**Data:**
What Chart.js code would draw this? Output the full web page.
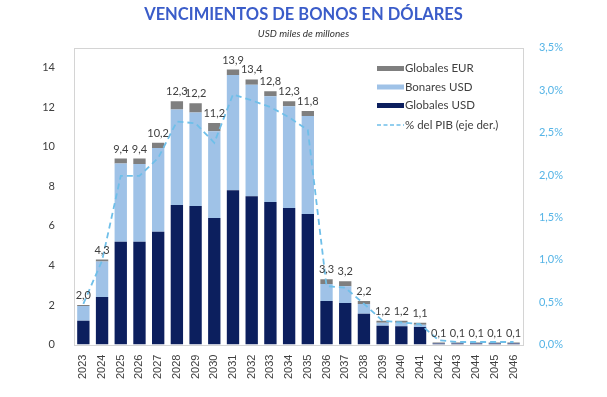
<!DOCTYPE html>
<html>
<head>
<meta charset="utf-8">
<script src="https://cdn.jsdelivr.net/npm/chart.js@4"></script>
<style>
  body { margin: 0; background: #fff; }
</style>
</head>
<body>
<canvas id="bonosChart" width="607" height="397"></canvas>
<script>
const years = ['2023','2024','2025','2026','2027','2028','2029','2030','2031','2032','2033','2034',
  '2035','2036','2037','2038','2039','2040','2041','2042','2043','2044','2045','2046'];
const globalesUsd = [1.2,2.4,5.2,5.2,5.7,7.05,7.0,6.4,7.8,7.5,7.2,6.9,6.6,2.2,2.1,1.55,0.95,0.92,0.88,0.05,0.05,0.05,0.05,0.05];
const bonaresUsd = [0.75,1.8,3.95,3.93,4.23,4.83,4.73,4.38,5.83,5.63,5.35,5.15,4.95,0.86,0.85,0.5,0.15,0.18,0.12,0.02,0.02,0.02,0.02,0.02];
const globalesEur = [0.05,0.1,0.25,0.27,0.27,0.42,0.47,0.42,0.27,0.27,0.25,0.25,0.25,0.24,0.25,0.15,0.1,0.1,0.1,0.03,0.03,0.03,0.03,0.03];
const totals = [2.0,4.3,9.4,9.4,10.2,12.3,12.2,11.2,13.9,13.4,12.8,12.3,11.8,3.3,3.2,2.2,1.2,1.2,1.1,0.1,0.1,0.1,0.1,0.1];
const pibPct = [0.48,0.99,1.99,1.99,2.2,2.63,2.61,2.38,2.95,2.88,2.8,2.68,2.53,0.69,0.67,0.48,0.28,0.26,0.24,0.05,0.03,0.03,0.03,0.03];

const DARK = '#0c1f5e';
const LIGHT = '#9fc2e7';
const GREY = '#7f7f7f';
const LINE = '#6fbfe9';
const TEXT = '#404040';

const comma = (v, d) => v.toFixed(d).replace('.', ',');

// marco gris alrededor del area del grafico
const frame = {
  id: 'frame',
  beforeDatasetsDraw(chart) {
    const { ctx, chartArea: a } = chart;
    ctx.save();
    ctx.strokeStyle = '#d4d4d4';
    ctx.lineWidth = 1;
    ctx.strokeRect(Math.round(a.left) + 0.5, Math.round(a.top) + 0.5,
      Math.round(a.right - a.left), Math.round(a.bottom - a.top));
    ctx.restore();
  }
};

// totales encima de cada barra
const totalLabels = {
  id: 'totalLabels',
  afterDatasetsDraw(chart) {
    const { ctx, scales } = chart;
    ctx.save();
    ctx.font = '11px Lato';
    ctx.fillStyle = TEXT;
    ctx.textAlign = 'center';
    ctx.textBaseline = 'bottom';
    totals.forEach((t, i) => {
      const x = scales.x.getPixelForValue(i);
      const y = scales.y.getPixelForValue(t);
      ctx.fillText(comma(t, 1), x, y - 4);
    });
    ctx.restore();
  }
};

// leyenda dentro del grafico, arriba a la derecha
const insideLegend = {
  id: 'insideLegend',
  afterDraw(chart) {
    const { ctx } = chart;
    const items = [
      { label: 'Globales EUR', color: GREY },
      { label: 'Bonares USD', color: LIGHT },
      { label: 'Globales USD', color: DARK },
      { label: '% del PIB (eje der.)', color: LINE, dashed: true }
    ];
    const x0 = 377, rowY = [68.5, 87, 105.5, 125];
    ctx.save();
    ctx.font = '11.5px Lato';
    ctx.textBaseline = 'middle';
    items.forEach((it, i) => {
      const y = rowY[i];
      if (it.dashed) {
        ctx.strokeStyle = it.color;
        ctx.lineWidth = 1.5;
        ctx.setLineDash([4, 2.5]);
        ctx.beginPath();
        ctx.moveTo(x0, y);
        ctx.lineTo(x0 + 27, y);
        ctx.stroke();
        ctx.setLineDash([]);
      } else {
        ctx.fillStyle = it.color;
        ctx.fillRect(x0, y - 2.5, 27, 5);
      }
      ctx.fillStyle = TEXT;
      ctx.fillText(it.label, x0 + 28, y);
    });
    ctx.restore();
  }
};

new Chart(document.getElementById('bonosChart'), {
  type: 'bar',
  data: {
    labels: years,
    datasets: [
      { type: 'line', label: '% del PIB (eje der.)', data: pibPct, yAxisID: 'y1',
        borderColor: LINE, borderWidth: 1.8, borderDash: [6, 4], pointRadius: 0,
        fill: false, tension: 0, order: 0 },
      { label: 'Globales USD', data: globalesUsd, backgroundColor: DARK, order: 1 },
      { label: 'Bonares USD', data: bonaresUsd, backgroundColor: LIGHT, order: 1 },
      { label: 'Globales EUR', data: globalesEur, backgroundColor: GREY, order: 1 }
    ]
  },
  options: {
    responsive: false,
    animation: false,
    devicePixelRatio: 1,
    layout: { padding: { left: 36, right: 36, bottom: 16 } },
    datasets: { bar: { barPercentage: 0.66, categoryPercentage: 1 } },
    plugins: {
      legend: { display: false },
      tooltip: { enabled: false },
      title: {
        display: true,
        text: 'VENCIMIENTOS DE BONOS EN DÓLARES',
        color: '#3a5cc9',
        font: { family: 'Lato', size: 16.5, weight: 'bold' },
        padding: { top: 5, bottom: 2 }
      },
      subtitle: {
        display: true,
        text: 'USD miles de millones',
        color: '#333',
        font: { family: 'Lato', size: 10, style: 'italic' },
        padding: { top: 1, bottom: 8 }
      }
    },
    scales: {
      x: {
        stacked: true,
        grid: { display: false },
        border: { display: false },
        ticks: {
          color: TEXT, minRotation: 90, maxRotation: 90, padding: 2,
          font: { family: 'Liberation Sans', size: 11 }
        }
      },
      y: {
        stacked: true,
        min: 0, max: 15,
        grid: { display: false },
        border: { display: false },
        afterBuildTicks: axis => { axis.ticks = axis.ticks.filter(t => t.value <= 14 && t.value % 2 === 0); },
        afterFit: axis => { axis.width = 38; },
        ticks: { stepSize: 2, color: TEXT, padding: 11, font: { family: 'Lato', size: 11 } }
      },
      y1: {
        position: 'right',
        min: 0, max: 3.5,
        grid: { display: false },
        border: { display: false },
        ticks: {
          stepSize: 0.5, color: '#55b4e6', padding: 8,
          font: { family: 'Lato', size: 11 },
          callback: v => comma(v, 1) + '%'
        }
      }
    }
  },
  plugins: [frame, totalLabels, insideLegend]
});
</script>
</body>
</html>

**Directive:**
Reproduce the listing exactly. Leave its pictures out.

**Response to this task:**
What Chart.js code would draw this? Output the full web page.
<!DOCTYPE html>
<html>
<head>
<meta charset="utf-8">
<script src="https://cdn.jsdelivr.net/npm/chart.js@4"></script>
<style>
  body { margin: 0; background: #fff; }
</style>
</head>
<body>
<canvas id="bonosChart" width="607" height="397"></canvas>
<script>
const years = ['2023','2024','2025','2026','2027','2028','2029','2030','2031','2032','2033','2034',
  '2035','2036','2037','2038','2039','2040','2041','2042','2043','2044','2045','2046'];
const globalesUsd = [1.2,2.4,5.2,5.2,5.7,7.05,7.0,6.4,7.8,7.5,7.2,6.9,6.6,2.2,2.1,1.55,0.95,0.92,0.88,0.05,0.05,0.05,0.05,0.05];
const bonaresUsd = [0.75,1.8,3.95,3.93,4.23,4.83,4.73,4.38,5.83,5.63,5.35,5.15,4.95,0.86,0.85,0.5,0.15,0.18,0.12,0.02,0.02,0.02,0.02,0.02];
const globalesEur = [0.05,0.1,0.25,0.27,0.27,0.42,0.47,0.42,0.27,0.27,0.25,0.25,0.25,0.24,0.25,0.15,0.1,0.1,0.1,0.03,0.03,0.03,0.03,0.03];
const totals = [2.0,4.3,9.4,9.4,10.2,12.3,12.2,11.2,13.9,13.4,12.8,12.3,11.8,3.3,3.2,2.2,1.2,1.2,1.1,0.1,0.1,0.1,0.1,0.1];
const pibPct = [0.48,0.99,1.99,1.99,2.2,2.63,2.61,2.38,2.95,2.88,2.8,2.68,2.53,0.69,0.67,0.48,0.28,0.26,0.24,0.05,0.03,0.03,0.03,0.03];

const DARK = '#0c1f5e';
const LIGHT = '#9fc2e7';
const GREY = '#7f7f7f';
const LINE = '#6fbfe9';
const TEXT = '#404040';

const comma = (v, d) => v.toFixed(d).replace('.', ',');

// marco gris alrededor del area del grafico
const frame = {
  id: 'frame',
  beforeDatasetsDraw(chart) {
    const { ctx, chartArea: a } = chart;
    ctx.save();
    ctx.strokeStyle = '#d4d4d4';
    ctx.lineWidth = 1;
    ctx.strokeRect(Math.round(a.left) + 0.5, Math.round(a.top) + 0.5,
      Math.round(a.right - a.left), Math.round(a.bottom - a.top));
    ctx.restore();
  }
};

// totales encima de cada barra
const totalLabels = {
  id: 'totalLabels',
  afterDatasetsDraw(chart) {
    const { ctx, scales } = chart;
    ctx.save();
    ctx.font = '11px Lato';
    ctx.fillStyle = TEXT;
    ctx.textAlign = 'center';
    ctx.textBaseline = 'bottom';
    totals.forEach((t, i) => {
      const x = scales.x.getPixelForValue(i);
      const y = scales.y.getPixelForValue(t);
      ctx.fillText(comma(t, 1), x, y - 4);
    });
    ctx.restore();
  }
};

// leyenda dentro del grafico, arriba a la derecha
const insideLegend = {
  id: 'insideLegend',
  afterDraw(chart) {
    const { ctx } = chart;
    const items = [
      { label: 'Globales EUR', color: GREY },
      { label: 'Bonares USD', color: LIGHT },
      { label: 'Globales USD', color: DARK },
      { label: '% del PIB (eje der.)', color: LINE, dashed: true }
    ];
    const x0 = 377, rowY = [68.5, 87, 105.5, 125];
    ctx.save();
    ctx.font = '11.5px Lato';
    ctx.textBaseline = 'middle';
    items.forEach((it, i) => {
      const y = rowY[i];
      if (it.dashed) {
        ctx.strokeStyle = it.color;
        ctx.lineWidth = 1.5;
        ctx.setLineDash([4, 2.5]);
        ctx.beginPath();
        ctx.moveTo(x0, y);
        ctx.lineTo(x0 + 27, y);
        ctx.stroke();
        ctx.setLineDash([]);
      } else {
        ctx.fillStyle = it.color;
        ctx.fillRect(x0, y - 2.5, 27, 5);
      }
      ctx.fillStyle = TEXT;
      ctx.fillText(it.label, x0 + 28, y);
    });
    ctx.restore();
  }
};

new Chart(document.getElementById('bonosChart'), {
  type: 'bar',
  data: {
    labels: years,
    datasets: [
      { type: 'line', label: '% del PIB (eje der.)', data: pibPct, yAxisID: 'y1',
        borderColor: LINE, borderWidth: 1.8, borderDash: [6, 4], pointRadius: 0,
        fill: false, tension: 0, order: 0 },
      { label: 'Globales USD', data: globalesUsd, backgroundColor: DARK, order: 1 },
      { label: 'Bonares USD', data: bonaresUsd, backgroundColor: LIGHT, order: 1 },
      { label: 'Globales EUR', data: globalesEur, backgroundColor: GREY, order: 1 }
    ]
  },
  options: {
    responsive: false,
    animation: false,
    devicePixelRatio: 1,
    layout: { padding: { left: 36, right: 36, bottom: 16 } },
    datasets: { bar: { barPercentage: 0.66, categoryPercentage: 1 } },
    plugins: {
      legend: { display: false },
      tooltip: { enabled: false },
      title: {
        display: true,
        text: 'VENCIMIENTOS DE BONOS EN DÓLARES',
        color: '#3a5cc9',
        font: { family: 'Lato', size: 16.5, weight: 'bold' },
        padding: { top: 5, bottom: 2 }
      },
      subtitle: {
        display: true,
        text: 'USD miles de millones',
        color: '#333',
        font: { family: 'Lato', size: 10, style: 'italic' },
        padding: { top: 1, bottom: 8 }
      }
    },
    scales: {
      x: {
        stacked: true,
        grid: { display: false },
        border: { display: false },
        ticks: {
          color: TEXT, minRotation: 90, maxRotation: 90, padding: 2,
          font: { family: 'Liberation Sans', size: 11 }
        }
      },
      y: {
        stacked: true,
        min: 0, max: 15,
        grid: { display: false },
        border: { display: false },
        afterBuildTicks: axis => { axis.ticks = axis.ticks.filter(t => t.value <= 14 && t.value % 2 === 0); },
        afterFit: axis => { axis.width = 38; },
        ticks: { stepSize: 2, color: TEXT, padding: 11, font: { family: 'Lato', size: 11 } }
      },
      y1: {
        position: 'right',
        min: 0, max: 3.5,
        grid: { display: false },
        border: { display: false },
        ticks: {
          stepSize: 0.5, color: '#55b4e6', padding: 8,
          font: { family: 'Lato', size: 11 },
          callback: v => comma(v, 1) + '%'
        }
      }
    }
  },
  plugins: [frame, totalLabels, insideLegend]
});
</script>
</body>
</html>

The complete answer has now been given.